◆ TASK STATEMENT: Take the listing from its first line through the line that contains "277, 264, 268]" and please retype those lines exactly, leaving out the pictures.

════

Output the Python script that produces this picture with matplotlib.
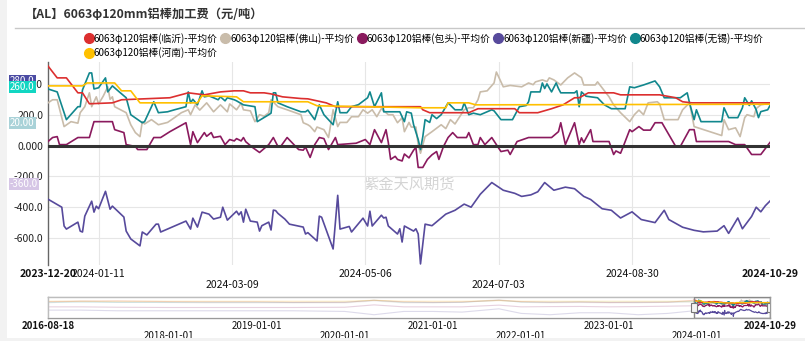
import pandas as pd
import matplotlib
matplotlib.use('Agg')
import matplotlib.pyplot as plt
import matplotlib.dates as mdates
from matplotlib.patches import Rectangle

plt.rcParams['font.family'] = ['Noto Sans CJK SC', 'DejaVu Sans']

# --- data: day offset from 2023-12-20, value (元/吨) ---
start = pd.Timestamp('2023-12-20')
end = pd.Timestamp('2024-10-29')

linyi_day = [0, 4, 8, 13, 15, 18, 28, 32, 53, 61, 68, 75, 81, 85, 88, 94, 97, 102, 110, 113, 121, 125, 162,
             163, 166, 183, 187, 203, 205, 213, 219, 224, 229, 231, 235, 246, 249, 266, 273, 276, 280, 314]
linyi_val = [516, 439, 439, 342, 342, 271, 277, 297, 310, 342, 329, 348, 355, 355, 342, 342, 335, 316, 305, 303, 277, 252, 252,
             232, 213, 213, 239, 239, 213, 213, 239, 264, 310, 310, 342, 342, 329, 329, 310, 284, 277, 277]

henan_day = [0, 15, 17, 29, 32, 36, 40, 65, 67, 82, 85, 113, 117, 162, 173, 174, 183, 186, 314]
henan_val = [387, 387, 406, 406, 355, 355, 277, 277, 323, 316, 284, 284, 258, 245, 245, 277, 277, 264, 268]

wuxi_day = [0, 4, 8, 13, 14, 15, 18, 19, 20, 22, 25, 26, 28, 31, 34, 36, 41, 42, 46, 48, 52, 55, 60, 61, 62, 63, 65,
            67, 68, 70, 72, 74, 75, 77, 78, 81, 82, 85, 90, 91, 96, 97, 98, 99, 100, 104, 110, 112, 113, 116, 118, 120,
            124, 126, 127, 130, 132, 135, 139, 140, 142, 145, 146, 153, 155, 156, 158, 159, 161, 162, 163, 164, 166,
            167, 169, 171, 174, 177, 180, 181, 183, 185, 188, 193, 194, 197, 202, 205, 208, 209, 210, 214, 215, 216,
            217, 219, 221, 222, 223, 229, 230, 231, 232, 234, 239, 242, 245, 251, 253, 255, 259, 264, 266, 268, 275,
            278, 279, 281, 282, 284, 293, 294, 296, 300, 302, 303, 305, 306, 308, 309, 310, 313, 314]
wuxi_val = [367, 348, 168, 252, 252, 361, 471, 471, 367, 375, 439, 348, 387, 348, 310, 200, 148, 155, 284, 213, 219, 232, 252, 348, 277, 300, 264,
            355, 316, 322, 310, 297, 316, 290, 310, 297, 290, 264, 252, 155, 200, 210, 342, 342, 277, 252, 219, 219, 230, 168, 264, 200,
            135, 284, 213, 213, 252, 265, 310, 348, 252, 342, 219, 219, 155, 219, 210, 135, 39, -26, 58, 168, 150,
            200, 175, 200, 277, 232, 232, 277, 200, 210, 200, 232, 225, 168, 168, 252, 260, 284, 348, 348, 406, 370,
            400, 348, 406, 370, 342, 342, 355, 252, 348, 320, 310, 264, 239, 239, 381, 375, 393, 419, 381, 310, 310,
            342, 277, 168, 232, 155, 155, 245, 181, 181, 245, 310, 260, 290, 232, 181, 220, 232, 260]

foshan_day = [0, 2, 4, 7, 10, 13, 14, 16, 18, 19, 21, 22, 24, 26, 27, 28, 29, 34, 36, 38, 40, 41, 42, 45, 48, 52, 55,
              58, 61, 62, 64, 66, 69, 72, 75, 78, 79, 82, 84, 85, 88, 90, 92, 94, 96, 97, 100, 104, 110, 111, 113, 114,
              116, 117, 120, 122, 124, 126, 127, 130, 132, 135, 137, 139, 141, 143, 145, 148, 150, 152, 154, 155, 157,
              158, 160, 161, 162, 164, 167, 171, 173, 175, 177, 181, 183, 185, 187, 188, 191, 194, 195, 198, 201, 206,
              209, 211, 212, 215, 217, 218, 220, 223, 226, 229, 232, 233, 238, 239, 244, 246, 249, 253, 255, 257, 259,
              261, 265, 266, 268, 274, 276, 279, 281, 293, 294, 296, 299, 301, 303, 304, 307, 308, 310, 314]
foshan_val = [277, 297, 297, 123, 155, 145, 213, 252, 342, 252, 316, 270, 320, 381, 300, 316, 252, 213, 135, 84, 58, 155, 140, 168, 135, 150, 181,
              213, 232, 200, 264, 230, 277, 219, 264, 219, 270, 232, 275, 232, 225, 155, 200, 190, 213, 297, 252, 232, 200, 148, 135, 125,
              90, 120, 103, 52, 232, 123, 150, 150, 187, 187, 232, 210, 232, 187, 240, 200, 200, 148, 180, 90, 150,
              120, 120, 6, -50, 58, 90, 135, 110, 168, 140, 232, 245, 245, 297, 348, 355, 406, 477, 381, 390, 381,
              406, 395, 413, 426, 415, 439, 426, 393, 439, 471, 440, 393, 393, 413, 316, 264, 213, 155, 200, 230, 200,
              277, 284, 270, 168, 168, 232, 277, 123, 65, 168, 103, 115, 58, 181, 200, 187, 240, 264, 275]

baotou_day = [0, 2, 4, 5, 8, 13, 18, 20, 28, 29, 33, 34, 38, 39, 43, 46, 49, 53, 60, 62, 63, 65, 68, 69, 71, 72, 75,
              77, 79, 81, 82, 84, 85, 86, 89, 92, 96, 98, 100, 101, 104, 109, 111, 112, 114, 116, 118, 120, 122, 125,
              126, 134, 138, 140, 142, 145, 147, 148, 149, 151, 152, 154, 155, 157, 159, 160, 161, 163, 165, 167, 169,
              170, 172, 174, 176, 178, 182, 183, 185, 187, 188, 190, 193, 195, 197, 200, 201, 204, 209, 219, 222, 223,
              225, 229, 231, 232, 233, 236, 237, 244, 246, 247, 249, 250, 253, 254, 257, 259, 262, 264, 267, 273, 275,
              279, 281, 282, 296, 299, 303, 306, 310, 314]
baotou_val = [26, 52, 58, 6, 6, 52, 52, 155, 155, 103, 84, 6, -6, -26, -26, 52, 52, 90, 148, 6, 90, 19, 84, 60, 84, 52, 60,
              6, 39, 30, 45, 30, 52, 25, -13, -45, 6, 52, -6, -10, 52, -26, -30, -10, -77, 6, 52, 45, -26, 52,
              6, 15, 39, 6, 103, 19, 103, 20, -90, -70, -90, -100, -55, -80, -30, -13, -142, -142, -90, -60, -39,
              -90, -6, 52, 84, 52, 52, 84, 6, 6, 52, 6, 52, 6, -39, -30, -58, 26, 52, 52, 90, 148,
              6, 148, 6, 50, 20, 103, 26, 26, -58, -35, -50, -13, 103, 90, 123, 100, 100, 148, 148, -6, -6,
              103, 103, 26, 26, 6, 6, -58, -58, 20]

xinjiang_day = [0, 6, 7, 8, 13, 14, 15, 16, 19, 20, 21, 22, 25, 27, 28, 33, 34, 36, 40, 41, 43, 47, 48, 49, 60, 62, 63,
                65, 67, 70, 72, 75, 76, 78, 82, 83, 84, 85, 86, 88, 91, 92, 93, 96, 97, 98, 99, 100, 103, 105, 111,
                112, 113, 117, 118, 119, 124, 126, 127, 131, 132, 137, 139, 140, 141, 145, 146, 147, 148, 152, 153,
                154, 155, 159, 160, 161, 162, 164, 167, 173, 177, 181, 184, 188, 193, 196, 198, 203, 206, 210, 213,
                216, 220, 225, 229, 233, 236, 241, 245, 249, 254, 258, 264, 268, 270, 276, 281, 285, 291, 294, 296,
                300, 302, 306, 308, 310, 312, 314]
xinjiang_val = [-348, -400, -522, -542, -497, -555, -561, -458, -361, -432, -393, -410, -297, -413, -393, -464, -555, -606, -651, -561, -580, -510, -510, -561, -490, -542, -471,
                -529, -432, -445, -477, -465, -400, -484, -426, -450, -430, -497, -413, -490, -497, -555, -520, -497, -548, -419, -422, -440, -477, -510, -529,
                -574, -565, -619, -458, -465, -671, -323, -542, -525, -561, -471, -522, -426, -522, -452, -470, -465, -522, -574, -540,
                -626, -522, -555, -540, -574, -768, -510, -520, -445, -420, -380, -400, -316, -240, -270, -290, -310, -330, -320, -300,
                -240, -290, -270, -280, -330, -350, -410, -420, -470, -430, -480, -500, -420, -480, -530, -550, -560, -555, -520, -570,
                -470, -540, -460, -400, -430, -390, -360]

# coarse history for the navigator strip
hist_dates = ['2016-08-18', '2017-01-01', '2017-06-01', '2018-01-01', '2018-06-01', '2019-01-01', '2019-06-01',
              '2020-01-01', '2020-05-01', '2020-09-01', '2021-01-01', '2021-05-01', '2021-10-01', '2022-01-01',
              '2022-05-01', '2022-09-01', '2023-01-01', '2023-05-01', '2023-09-01', '2023-12-19']
hist_linyi = [350, 380, 400, 350, 330, 330, 300, 300, 450, 330, 300, 320, 450, 350, 300, 320, 280, 300, 300, 450]
hist_foshan = [250, 400, 300, 280, 250, 250, 250, 250, 400, 250, 250, 300, 500, 300, 250, 280, 250, 250, 300, 280]
hist_henan = [380, 380, 380, 380, 380, 380, 380, 380, 450, 380, 380, 380, 420, 380, 380, 380, 380, 380, 380, 390]
hist_wuxi = [300, 320, 300, 300, 300, 300, 280, 300, 450, 300, 280, 300, 450, 320, 300, 330, 300, 300, 320, 370]
hist_baotou = [-50, -50, -80, -100, -100, -100, -100, -80, 100, -50, -50, -50, 80, -50, -30, -20, -50, -30, 0, 30]
hist_xinjiang = [-300, -300, -350, -350, -350, -350, -350, -400, -650, -400, -400, -450, -200, -550, -650, -500, -500, -650, -550, -350]

names = ['6063φ120铝棒(临沂)-平均价', '6063φ120铝棒(河南)-平均价', '6063φ120铝棒(佛山)-平均价',
         '6063φ120铝棒(包头)-平均价', '6063φ120铝棒(新疆)-平均价', '6063φ120铝棒(无锡)-平均价']
colors = ['#dc2f2f', '#ffc000', '#c9bcaa', '#8a1a5e', '#574a9c', '#11878d']
series = [(linyi_day, linyi_val, hist_linyi), (henan_day, henan_val, hist_henan),
          (foshan_day, foshan_val, hist_foshan), (baotou_day, baotou_val, hist_baotou),
          (xinjiang_day, xinjiang_val, hist_xinjiang), (wuxi_day, wuxi_val, hist_wuxi)]
draw_order = [2, 5, 0, 1, 3, 4]

W, H = 805, 341
fig = plt.figure(figsize=(W / 100, H / 100), dpi=100)
fig.patch.set_facecolor('white')

# main axes
ax = fig.add_axes([48 / W, 1 - 265 / H, 722 / W, 203 / H])
for i in draw_order:
    d, v, _ = series[i]
    x = start + pd.to_timedelta(d, unit='D')
    ax.plot(x, v, color=colors[i], lw=1.2, zorder=3)
ax.axhline(0, color='#333333', lw=2.2, zorder=4)
ax.set_xlim(start, end)
ax.set_ylim(-775, 542)

yt = [-600, -400, -200, 0, 200, 400]
ax.set_yticks(yt)
ax.set_yticklabels(['-600.0', '-400.0', '-200.0', '0.000', '200.0', '400.0'], fontsize=7.5, color='#222222')

xt_labels = ['2023-12-20', '2024-01-11', '2024-03-09', '2024-05-06', '2024-07-03', '2024-08-30', '2024-10-29']
ax.set_xticks(pd.to_datetime(xt_labels))
ax.set_xticklabels(xt_labels, fontsize=7.5, color='#111111')
for k, t in enumerate(ax.xaxis.get_major_ticks()):
    if xt_labels[k] in ('2024-03-09', '2024-07-03'):
        t.set_pad(11)
    else:
        t.set_pad(3)
    if k in (0, len(xt_labels) - 1):
        t.label1.set_fontweight('bold')
ax.tick_params(length=0)
ax.grid(True, color='#e6e6e6', lw=0.8, zorder=0)
gl = ax.get_xgridlines()
gl[0].set_visible(False)
gl[-1].set_visible(False)
for s in ['top', 'right', 'bottom']:
    ax.spines[s].set_visible(False)
ax.spines['left'].set_color('#666666')
ax.spines['left'].set_linewidth(1)

ax.text(0.5, 0.40, '紫金天风期货', transform=ax.transAxes, ha='center', va='center',
        fontsize=11, color='#d4d4d4', zorder=1)

# navigator strip
nav = fig.add_axes([48 / W, 1 - 318 / H, 722 / W, 21 / H])
hd = pd.to_datetime(hist_dates)
for i in draw_order:
    d, v, hv = series[i]
    nav.plot(hd, hv, color=colors[i], lw=0.8, alpha=0.3)
    nav.plot(start + pd.to_timedelta(d, unit='D'), v, color=colors[i], lw=0.9)
nav.set_xlim(pd.Timestamp('2016-08-18'), end)
nav.set_ylim(-900, 700)
nav.set_yticks([])
nt_labels = ['2016-08-18', '2018-01-01', '2019-01-01', '2020-01-01', '2021-01-01', '2022-01-01',
             '2023-01-01', '2024-01-01', '2024-10-29']
nav.set_xticks(pd.to_datetime(nt_labels))
nav.set_xticklabels(nt_labels, fontsize=7, color='#111111')
for k, t in enumerate(nav.xaxis.get_major_ticks()):
    t.set_pad(9.5 if nt_labels[k][:4] in ('2018', '2020', '2022') or nt_labels[k] == '2024-01-01' else 2)
    if k in (0, len(nt_labels) - 1):
        t.label1.set_fontweight('bold')
nav.tick_params(length=0)
for s in nav.spines.values():
    s.set_color('#9a9a9a')
    s.set_linewidth(1)
sel0 = mdates.date2num(start)
sel1 = mdates.date2num(end)
nav.axvspan(mdates.date2num(pd.Timestamp('2016-08-18')), sel0, color='white', alpha=0.35, lw=0, zorder=5)
nav.add_patch(Rectangle((sel0, -900), sel1 - sel0, 1600, fill=False, ec='#888888', lw=1, zorder=6))
for xh in (sel0, sel1):
    nav.add_patch(Rectangle((xh - 12, -450), 24, 700, fc='#f4f4f4', ec='#777777', lw=0.8, zorder=7))

# title and separator
fig.text(25 / W, 1 - 14 / H, '【AL】6063φ120mm铝棒加工费（元/吨）', fontsize=8.8, fontweight='bold',
         color='#333333', va='center', ha='left')
fig.add_artist(plt.Line2D([15 / W, 1], [1 - 28 / H, 1 - 28 / H], color='#c8c8c8', lw=1))
fig.add_artist(Rectangle((0, 0), 7 / W, 1, transform=fig.transFigure, fc='#f2f2f2', ec='none'))
fig.add_artist(Rectangle((0, 0), 1, 3 / H, transform=fig.transFigure, fc='#f2f2f2', ec='none'))

# legend (column-major fill puts 河南 under 临沂)
handles = [plt.Line2D([], [], ls='', marker='o', ms=7, color=c) for c in colors]
fig.legend(handles, names, loc='upper left', bbox_to_anchor=(86 / W, 1 - 33 / H),
           ncol=5, frameon=False, fontsize=7, handlelength=0.6, handletextpad=0.2, columnspacing=0.5,
           labelspacing=0.35, borderaxespad=0, borderpad=0)

# last-value tags on the left
tags = [('280.0', '#4b4ba3', 81), ('260.0', '#12d6c2', 87), ('20.00', '#a9d2d8', 123), ('-360.0', '#d6c6e6', 184)]
for txt, c, yp in tags:
    fig.text(10 / W, 1 - yp / H, txt, fontsize=7, color='white', va='center', ha='left',
             bbox=dict(boxstyle='square,pad=0.12', fc=c, ec='none'))

fig.savefig('out.png', dpi=100)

════

◆ PROBLEM SOLUTION:
Output the Python script that produces this picture with matplotlib.
import pandas as pd
import matplotlib
matplotlib.use('Agg')
import matplotlib.pyplot as plt
import matplotlib.dates as mdates
from matplotlib.patches import Rectangle

plt.rcParams['font.family'] = ['Noto Sans CJK SC', 'DejaVu Sans']

# --- data: day offset from 2023-12-20, value (元/吨) ---
start = pd.Timestamp('2023-12-20')
end = pd.Timestamp('2024-10-29')

linyi_day = [0, 4, 8, 13, 15, 18, 28, 32, 53, 61, 68, 75, 81, 85, 88, 94, 97, 102, 110, 113, 121, 125, 162,
             163, 166, 183, 187, 203, 205, 213, 219, 224, 229, 231, 235, 246, 249, 266, 273, 276, 280, 314]
linyi_val = [516, 439, 439, 342, 342, 271, 277, 297, 310, 342, 329, 348, 355, 355, 342, 342, 335, 316, 305, 303, 277, 252, 252,
             232, 213, 213, 239, 239, 213, 213, 239, 264, 310, 310, 342, 342, 329, 329, 310, 284, 277, 277]

henan_day = [0, 15, 17, 29, 32, 36, 40, 65, 67, 82, 85, 113, 117, 162, 173, 174, 183, 186, 314]
henan_val = [387, 387, 406, 406, 355, 355, 277, 277, 323, 316, 284, 284, 258, 245, 245, 277, 277, 264, 268]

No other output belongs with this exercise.